There’s a quiet revolution taking place in the commercial space flight industry: vertical takeoff/vertical landing rockets.
You know the ones. You’ve seen them in 1950s science fiction movies. Big smoking rocket rises on a pillar of flame. Comes back down the same way.
Sure, the Shuttle took off that way, but it didn’t have quiet the same poetry in motion because those 1950s rockets were all about fast turn around, vehicles you can use like a car or airplane or any other vehicle to get from place to place. After touchdown, you just got back in and took off again when you were ready to leave.
That turns out to be a surprisingly difficult engineering challenge. A rocket that takes off and lands on its tail has to be designed with reusability from the start. The ones that got us to the moon were based on ballistic missiles, one-shot wonders.

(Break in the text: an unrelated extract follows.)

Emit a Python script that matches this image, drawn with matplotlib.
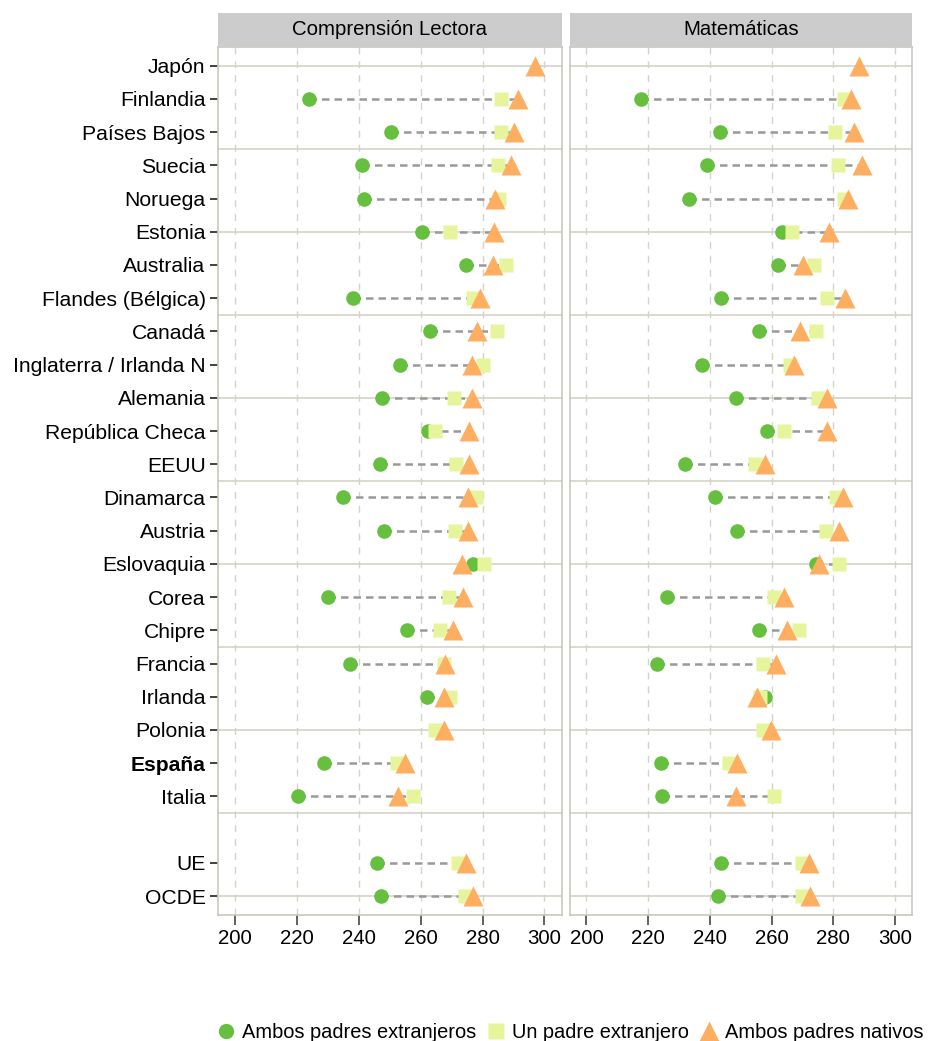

Now several aerospace startups are working the challenge from the ground up, flying a little higher with each test flight and each iteration of their rockets. One of these is Masten Space Systems in Mojave, California. This small team has been working with Draper Laboratory on testing guidance systems for planetary landers.
In a recent press release, NASA, which is funding the work, announced the highest, farthest flight yet with Masten’s Xombie rocket and Draper’s guidance system. The unmanned craft soared to just about half a kilometer in altitude and touched down a third of a kilometer from its launch point.